Firstly, I’m sure Lennox appreciates that he was elected to serve the interests of all the residents of Wellington North, not just those in Mount Forest and Arthur. I am a rural resident and I suspect I am not alone in being stunned by the ongoing increases in my property taxes, so permit me to believe that rural residents should receive equal consideration to our friends in town.
Further, if you carried Lennox’s apparent perspective to its logical conclusion, you would question why we also “waste” money on providing any service to the rural minority, be it school buses, waste collection or road maintenance – since none of those may be of obvious benefit to our urban majority.

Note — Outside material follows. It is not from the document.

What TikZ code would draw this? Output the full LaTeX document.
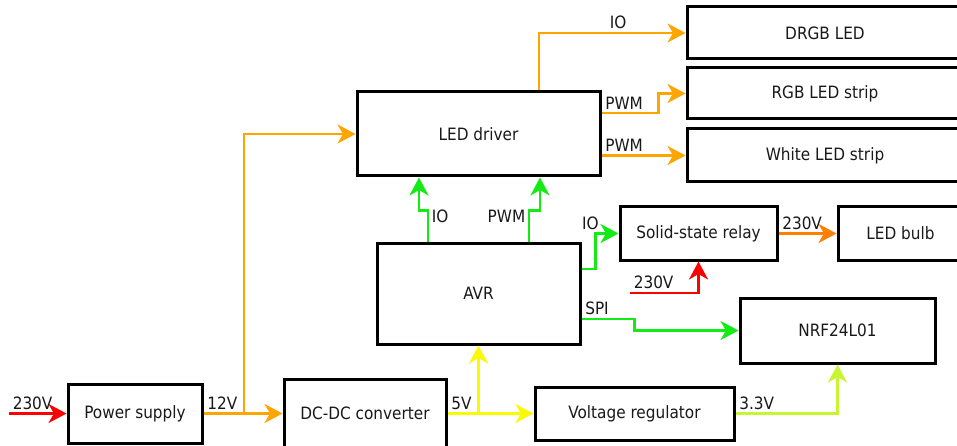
\documentclass[tikz,border=0pt]{standalone}
\usepackage{fontspec}
\setmainfont{DejaVu Sans Condensed}
\usetikzlibrary{positioning,arrows.meta,calc}
\definecolor{cOr}{RGB}{255,165,0}
\definecolor{cOrDk}{RGB}{255,128,0}
\definecolor{cGrn}{RGB}{20,235,20}
\definecolor{cRed}{RGB}{255,0,0}
\definecolor{cYel}{RGB}{250,250,0}
\definecolor{cYG}{RGB}{200,245,50}

\begin{document}
\begin{tikzpicture}[x=1pt,y=-1pt,font=\fontsize{17}{20}\selectfont,
  >={Stealth[length=18pt,width=19pt,inset=5.5pt]},
  b/.style 2 args={draw,line width=3pt,inner sep=0pt,text=black!90,
    minimum width=#1,minimum height=#2},
  wire/.style={->,line width=2.6pt},
  lbl/.style={inner sep=2.5pt,text=black!90}]
  \useasboundingbox (0,0) rectangle (957,446);
  % power chain
  \node[b={134pt}{59pt}] (ps) at (135,413.5) {Power supply};
  \node[b={162pt}{69pt}] (dcdc) at (365,413.5) {DC-DC converter};
  \node[b={199pt}{53pt}] (vreg) at (634.5,413.5) {Voltage regulator};
  \node[b={195pt}{65pt}] (nrf) at (837.5,330.5) {NRF24L01};
  \node[b={203pt}{101pt}] (avr) at (478.5,293.5) {AVR};
  \node[b={157pt}{53pt}] (relay) at (698.5,233.5) {Solid-state relay};
  \node[b={125pt}{53pt},right=58pt of relay] (bulb) {LED bulb};
  % LEDs
  \node[b={243pt}{84pt}] (driver) at (478.5,134) {LED driver};
  \node[b={276pt}{52pt}] (drgb) at (825,33) {DRGB LED};
  \node[b={276pt}{51pt},below=6pt of drgb] (rgb) {RGB LED strip};
  \node[b={276pt}{53pt},below=7pt of rgb] (white) {White LED strip};

  \coordinate (mains) at (9,413.5);
  \coordinate (mains2) at (630,293);
  \coordinate (j12) at (244,413.5);
  \coordinate (j5) at (avr.south |- dcdc.east);

  \draw[wire,cRed] (mains) -- node[lbl,above right,pos=0]{230V} (ps);
  \draw[wire,cOr] (ps) -- node[lbl,above right,pos=0]{12V} (dcdc);
  \draw[wire,cOr] (j12) |- (driver);
  \draw[wire,cYel] (dcdc) -- node[lbl,above right,pos=0]{5V} (vreg);
  \draw[wire,cYel] (j5) -- (avr);
  \draw[wire,cYG] (vreg) -| node[lbl,above right,pos=0]{3.3V} (nrf);
  \draw[wire,cGrn] ([yshift=-25.5pt]avr.east) -- node[lbl,above right,pos=0]{SPI} ++(53,0) |- (nrf);
  \draw[wire,cGrn] ([yshift=24.5pt]avr.east) -- ++(14,0) |- node[lbl,above,pos=0.5,xshift=-5pt]{IO} (relay);
  \draw[wire,cOrDk] (relay) -- node[lbl,above right,pos=0]{230V} (bulb);
  \draw[wire,cRed] (mains2) -| node[lbl,above right,pos=0]{230V} (relay);
  \draw[wire,cGrn] ([xshift=-50.5pt]avr.north) -- node[lbl,right,pos=0.8]{IO} ++(0,-31) -| ([xshift=-59.5pt]driver.south);
  \draw[wire,cGrn] ([xshift=50.5pt]avr.north) -- node[lbl,left,pos=0.8]{PWM} ++(0,-31) -| ([xshift=61.5pt]driver.south);
  \draw[wire,cOr] ([xshift=60.5pt]driver.north) |- node[lbl,above,pos=0.77]{IO} (drgb);
  \draw[wire,cOr] ([yshift=21pt]driver.east) -- node[lbl,above right,pos=0]{PWM} ++(57,0) |- (rgb);
  \draw[wire,cOr] (driver.east |- white.west) -- node[lbl,above right,pos=0]{PWM} (white.west);
\end{tikzpicture}
\end{document}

Secondly, I would point out that the history of Canada, as a large and sparsely-populated nation, is replete with examples where our governments appreciated the need to extend infrastructure and utilities to minority populations in remote areas.
They realized that the private sector could not be permitted to have virtual monopolies on the provision of such services while only “cherry picking” the most profitable areas and ignoring the rest, and legislated and conducted procurement processes accordingly.
To be clear, I am not suggesting that the township should be setting up a public fibre-based internet utility to serve everyone – clearly the private sector providers are best equipped to do this. I believe, though, that the private sector service providers should have been required to extend their services beyond the borders of our urban communities (perhaps as a later but committed phase) in order to win these contracts in the first place. And I find it galling that they are now approaching our local government to essentially perform market research on their behalf, on the taxpayer’s dime.
Clearly our local government is not responsible for the sweetheart deals these utilities and service providers have been permitted by their regulators, but I believe that our township’s elected representatives should not now be balking at conducting whatever additional work might now be required to redress this if it is simply redirecting staff to perform research at the expense of other intended work.
I do not begrudge the costly capital works projects this township undertakes to rebuild the infrastructure of Mount Forest and Arthur, but I would also like to see my tax dollars address my immediate needs as much as those of the residents of our urban communities.